OSHA puts a chill on UNR plan
July 23, 2008 - 9:00 pm
How do you know when you've got too many regulatory bureaucrats?
When their devotion to the letter of "the code" starts getting in the way of common sense.
Some would argue there are agencies which reach that point the first week they open their doors. But there can no longer be much doubt the Occupational Safety and Health Administration has crossed the line.
This agency has ruled it causes workers in a cookie factory too much strain to pick up the tops of the sandwich cookies and place them atop the bottom halves. It's ruled one of the ingredients used in the manufacture of bricks is so potentially toxic it must be stored in a special shed with all kinds of complicated warnings and procedures to handle this toxic material, known to most of us as ... sand.

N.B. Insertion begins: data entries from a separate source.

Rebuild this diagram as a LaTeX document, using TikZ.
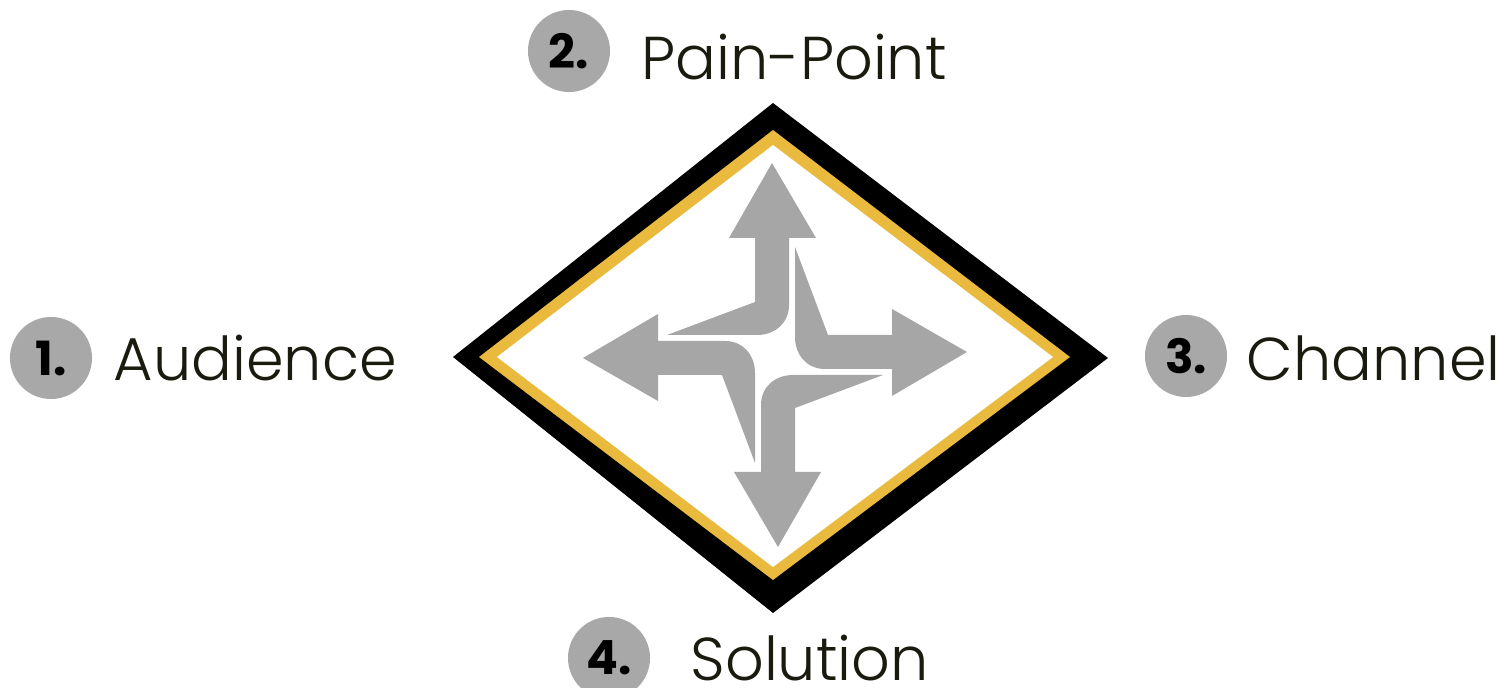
\documentclass[tikz,border=0pt]{standalone}
\usepackage{fontspec}
\setmainfont{Poppins}
\newfontfamily\lightfont{Poppins Light}
\usepackage{tikz}
\usetikzlibrary{positioning, calc}
\definecolor{mydark}{RGB}{27,26,14}
\definecolor{mygold}{RGB}{233,186,62}
\definecolor{mygray}{RGB}{166,166,166}
\definecolor{badgegray}{RGB}{168,168,168}
\tikzset{
  badge/.style={circle, fill=badgegray, minimum size=0.82cm, inner sep=0pt,
    font=\fontsize{13.4}{15}\selectfont\bfseries, text=black},
  steplabel/.style={anchor=base west, inner sep=0pt, text=mydark,
    font=\lightfont\fontsize{17.2}{20}\selectfont},
  pinarrow/.style={fill=mygray}
}
\begin{document}
\begin{tikzpicture}[x=0.01cm, y=-0.01cm]
  \useasboundingbox (0,0) rectangle (1499,688);

  % frame: black, gold band, white inside
  \fill[black] (453,357) -- (773,103) -- (1108,358) -- (773,613) -- cycle;
  \fill[mygold] (479,357) -- (773,130) -- (1070,357) -- (773,580) -- cycle;
  \fill[white] (497,357) -- (773,145) -- (1053,357) -- (773,567) -- cycle;

  % four bent arrows
  \foreach \ang in {0,90,180,270} {
    \begin{scope}[shift={(775,355)}, rotate=\ang]
      \fill[pinarrow] (-3,-192) -- (41,-117) -- (14,-117) -- (14,-50)
        .. controls (14,-32) and (0,-20) .. (-18,-20)
        -- (-108,-20) -- (-20,-53) -- (-20,-117) -- (-46,-117) -- cycle;
    \end{scope}
  }

  % badges and labels
  \node[badge] (b1) at (51,358) {1.};
  \node[badge] (b2) at (569,51) {2.};
  \node[badge] (b3) at (1186,356) {3.};
  \node[badge] (b4) at (609,658) {4.};

  \node[steplabel] (t1) at (113,380) {Audience};
  \node[steplabel] (t2) at (641,80) {Pain-Point};
  \node[steplabel] (t3) at (1246,380) {Channel};
  \node[steplabel] (t4) at (690,680) {Solution};
\end{tikzpicture}
\end{document}
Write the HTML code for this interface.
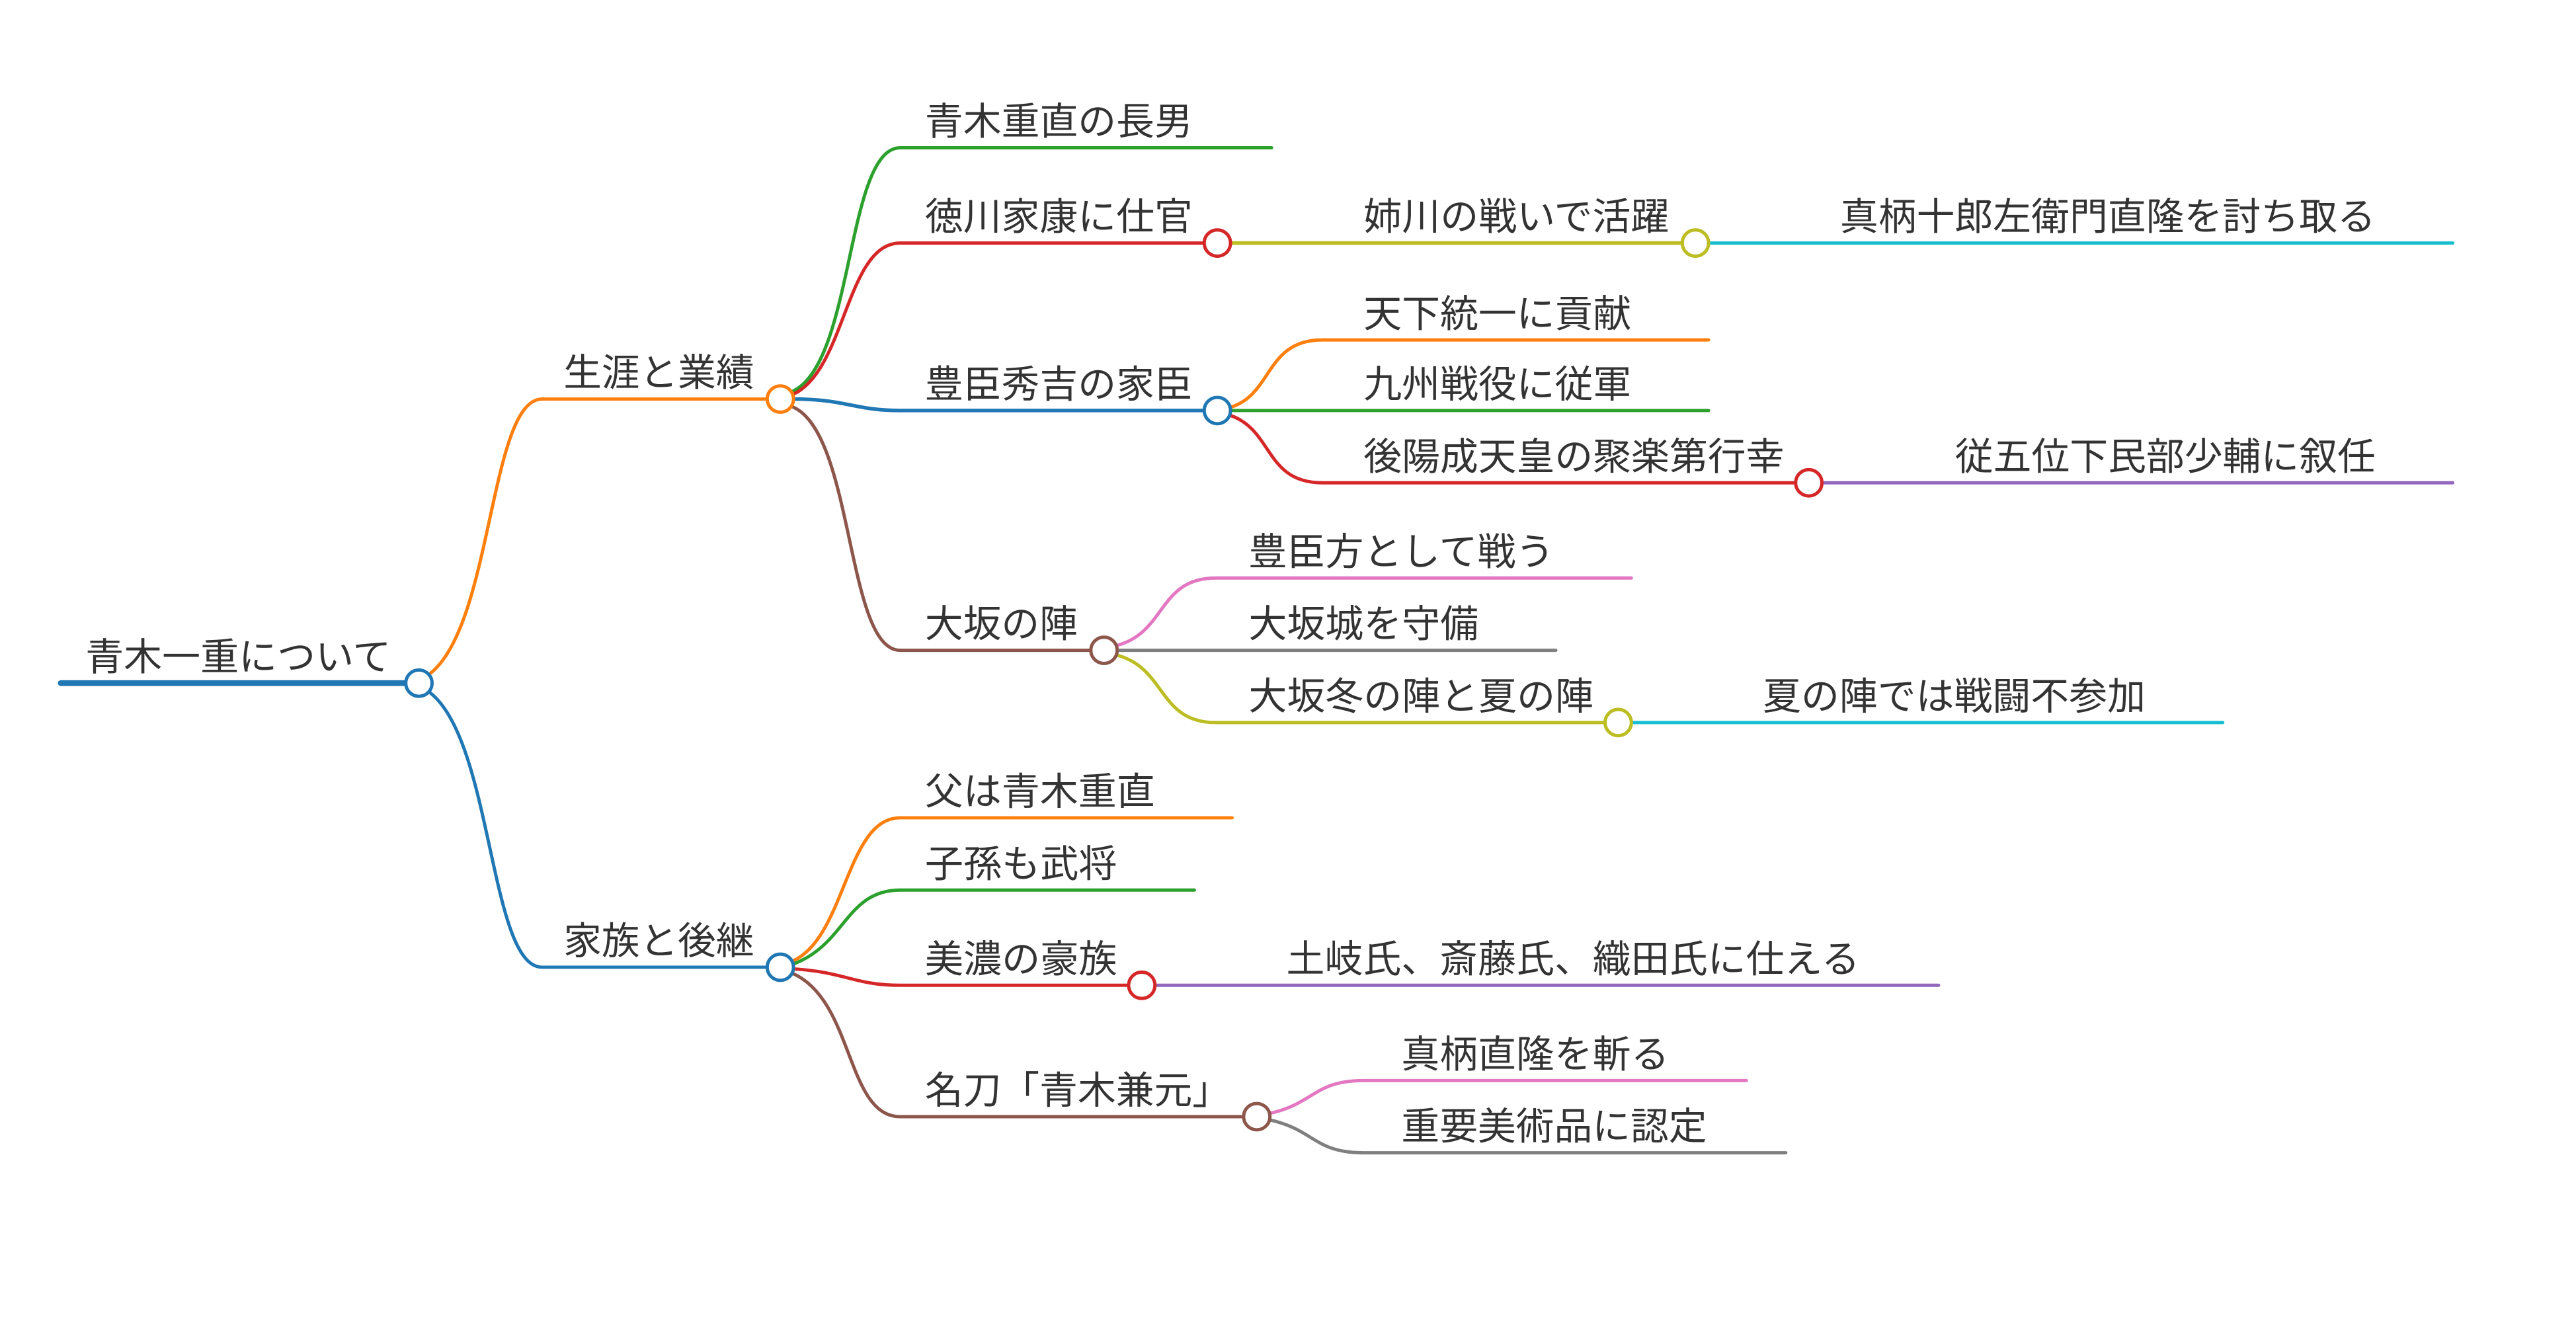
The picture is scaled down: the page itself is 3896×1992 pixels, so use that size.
<!DOCTYPE html>
<html><head><meta charset="utf-8"><style>
html,body{margin:0;padding:0;background:#fff;}
svg{display:block;}
text{font-family:"Liberation Sans","Noto Sans CJK JP",sans-serif;font-size:23px;fill:#333;}
</style></head><body>
<svg width="3896" height="1992" viewBox="0 0 1568 802" preserveAspectRatio="none" xmlns="http://www.w3.org/2000/svg">
<g fill="none" stroke-linecap="round">
<path d="M37 416 H247" stroke="#1f77b4" stroke-width="3.5"/>
<path d="M262 410 C300 380 298 243 330 243 H467" stroke="#ff7f0e" stroke-width="2"/>
<path d="M262 422 C300 452 298 589 330 589 H467" stroke="#1f77b4" stroke-width="2"/>
<path d="M483 238 C520 220 515 90 548 90 H774" stroke="#2ca02c" stroke-width="2"/>
<path d="M483 240 C515 225 515 148 548 148 H733" stroke="#d62728" stroke-width="2"/>
<path d="M483 243 C515 243 520 250 548 250 H733" stroke="#1f77b4" stroke-width="2.2"/>
<path d="M483 248 C520 265 515 396 548 396 H664" stroke="#8c564b" stroke-width="2"/>
<path d="M749 148 H1024" stroke="#bcbd22" stroke-width="2.2"/>
<path d="M1040 148 H1493" stroke="#17becf" stroke-width="2"/>
<path d="M749 248 C775 240 770 207 805 207 H1040" stroke="#ff7f0e" stroke-width="2"/>
<path d="M749 250 H1040" stroke="#2ca02c" stroke-width="2"/>
<path d="M749 253 C775 262 770 294 805 294 H1093" stroke="#d62728" stroke-width="2"/>
<path d="M1109 294 H1493" stroke="#9467bd" stroke-width="2"/>
<path d="M680 393 C710 385 705 352 740 352 H993" stroke="#e377c2" stroke-width="2"/>
<path d="M680 396 H947" stroke="#7f7f7f" stroke-width="2"/>
<path d="M680 399 C710 407 705 440 740 440 H977" stroke="#bcbd22" stroke-width="2"/>
<path d="M993 440 H1353" stroke="#17becf" stroke-width="2"/>
<path d="M483 585 C515 570 515 498 548 498 H750" stroke="#ff7f0e" stroke-width="2"/>
<path d="M483 587 C515 575 515 542 548 542 H727" stroke="#2ca02c" stroke-width="2"/>
<path d="M483 590 C515 592 520 600 548 600 H687" stroke="#d62728" stroke-width="2"/>
<path d="M483 593 C520 610 515 680 548 680 H757" stroke="#8c564b" stroke-width="2"/>
<path d="M703 600 H1180" stroke="#9467bd" stroke-width="2"/>
<path d="M773 678 C800 672 800 658 830 658 H1063" stroke="#e377c2" stroke-width="2"/>
<path d="M773 682 C800 688 800 702 830 702 H1087" stroke="#7f7f7f" stroke-width="2"/>
</g>
<g fill="#fff" stroke-width="2">
<circle cx="255" cy="416" r="8" stroke="#1f77b4"/>
<circle cx="475" cy="243" r="8" stroke="#ff7f0e"/>
<circle cx="475" cy="589" r="8" stroke="#1f77b4"/>
<circle cx="741" cy="148" r="8" stroke="#d62728"/>
<circle cx="1032" cy="148" r="8" stroke="#bcbd22"/>
<circle cx="741" cy="250" r="8" stroke="#1f77b4"/>
<circle cx="1101" cy="294" r="8" stroke="#d62728"/>
<circle cx="672" cy="396" r="8" stroke="#8c564b"/>
<circle cx="985" cy="440" r="8" stroke="#bcbd22"/>
<circle cx="695" cy="600" r="8" stroke="#d62728"/>
<circle cx="765" cy="680" r="8" stroke="#8c564b"/>
</g>
<g>
<text x="52" y="408" textLength="186" lengthAdjust="spacingAndGlyphs">青木一重について</text>
<text x="343" y="235" textLength="116" lengthAdjust="spacingAndGlyphs">生涯と業績</text>
<text x="343" y="581" textLength="116" lengthAdjust="spacingAndGlyphs">家族と後継</text>
<text x="563" y="82" textLength="163" lengthAdjust="spacingAndGlyphs">青木重直の長男</text>
<text x="563" y="140" textLength="163" lengthAdjust="spacingAndGlyphs">徳川家康に仕官</text>
<text x="830" y="140" textLength="186" lengthAdjust="spacingAndGlyphs">姉川の戦いで活躍</text>
<text x="1120" y="140" textLength="326" lengthAdjust="spacingAndGlyphs">真柄十郎左衛門直隆を討ち取る</text>
<text x="563" y="242" textLength="163" lengthAdjust="spacingAndGlyphs">豊臣秀吉の家臣</text>
<text x="830" y="199" textLength="163" lengthAdjust="spacingAndGlyphs">天下統一に貢献</text>
<text x="830" y="242" textLength="163" lengthAdjust="spacingAndGlyphs">九州戦役に従軍</text>
<text x="830" y="286" textLength="256" lengthAdjust="spacingAndGlyphs">後陽成天皇の聚楽第行幸</text>
<text x="1190" y="286" textLength="256" lengthAdjust="spacingAndGlyphs">従五位下民部少輔に叙任</text>
<text x="563" y="388" textLength="93" lengthAdjust="spacingAndGlyphs">大坂の陣</text>
<text x="760" y="344" textLength="186" lengthAdjust="spacingAndGlyphs">豊臣方として戦う</text>
<text x="760" y="388" textLength="140" lengthAdjust="spacingAndGlyphs">大坂城を守備</text>
<text x="760" y="432" textLength="210" lengthAdjust="spacingAndGlyphs">大坂冬の陣と夏の陣</text>
<text x="1073" y="432" textLength="233" lengthAdjust="spacingAndGlyphs">夏の陣では戦闘不参加</text>
<text x="563" y="490" textLength="140" lengthAdjust="spacingAndGlyphs">父は青木重直</text>
<text x="563" y="534" textLength="117" lengthAdjust="spacingAndGlyphs">子孫も武将</text>
<text x="563" y="592" textLength="117" lengthAdjust="spacingAndGlyphs">美濃の豪族</text>
<text x="783" y="592" textLength="349" lengthAdjust="spacingAndGlyphs">土岐氏、斎藤氏、織田氏に仕える</text>
<text x="563" y="672" textLength="186" lengthAdjust="spacingAndGlyphs">名刀「青木兼元」</text>
<text x="853" y="650" textLength="163" lengthAdjust="spacingAndGlyphs">真柄直隆を斬る</text>
<text x="853" y="694" textLength="186" lengthAdjust="spacingAndGlyphs">重要美術品に認定</text>
</g>
</svg>
</body></html>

And now there's the case of the condensation water from the air conditioner of the new Joe Crowley Student Union at the University of Nevada, Reno.
Cooler air won't hold as much water as warm air. That's why virtually all air conditioners drip.
The huge industrial air conditioner for the new UNR facility condenses some 600,000 gallons of water per year out of the air. Since the facility opened last fall, that water has gone down the drain, wasted.
The UNR Division of Environmental Health and Safety University had a better idea. Why not collect that water and pump it outside the building, where it could be used to drip-irrigate the building's outdoor landscaping?
It cost about $60,000 to put in a cistern to collect the condensation from water towers used in the air conditioning system and for the pump to circulate the water through drip lines to planters outside the student union, said John Walsh, student union construction project manager.
The pump -- a "tiny little thing" about the size of a beer keg -- went into the "chiller room" that houses the air conditioner. Because that air conditioner contains a refrigerant that could be toxic if it leaked, the room is ventilated and equipped with leak detectors. University officials checked with the state Public Works Board to make sure there would be no problem with the plan. The Public Works Board checked the rules of the federal Occupational Safety and Health Administration, which merely bar "nonessential equipment" in the chiller room -- equipment not related to heating and cooling. Doing something with the 600,000 gallons of water the unit produced seemed pretty "essential," so the state board OK'd the plan.
At which point OSHA turned it down. The federal agency ordered the air conditioner couldn't be turned on, at all, till the pump was removed. And it's July. Even in Reno, it's starting to get a little warm. So the university complied.
The pump is gone; all the water is going back down the drain.
The state Public Works Board "approved the pump to be in the room and cited the same code that OSHA cited to make us remove it," explains Mr. Walsh. "They both ruled opposite ways."
Buzz Nelson, head of facilities services, said the university is seeking OSHA approval to connect piping to the cistern and use gravity to feed the irrigation system.
"Whether that will work or not, we don't know," he said. "We'll just have to see. ... If not, we'll see if we can add a pump back into the system, but it will have to be somewhere outside the cooler room. ..."
The pumping plan had symbolic significance, explains John Sagebiel, UNR manager of environmental affairs. "We need to be sending the community and our students a message about how we need to be living, and this pump is one example of how we could do that better."
But perhaps the affair of the student union water pump has taught students at UNR an even more important lesson -- what happens when you have too many regulatory bureaucrats, justifying their jobs by placing devotion to the letter of "the code" ahead of common sense.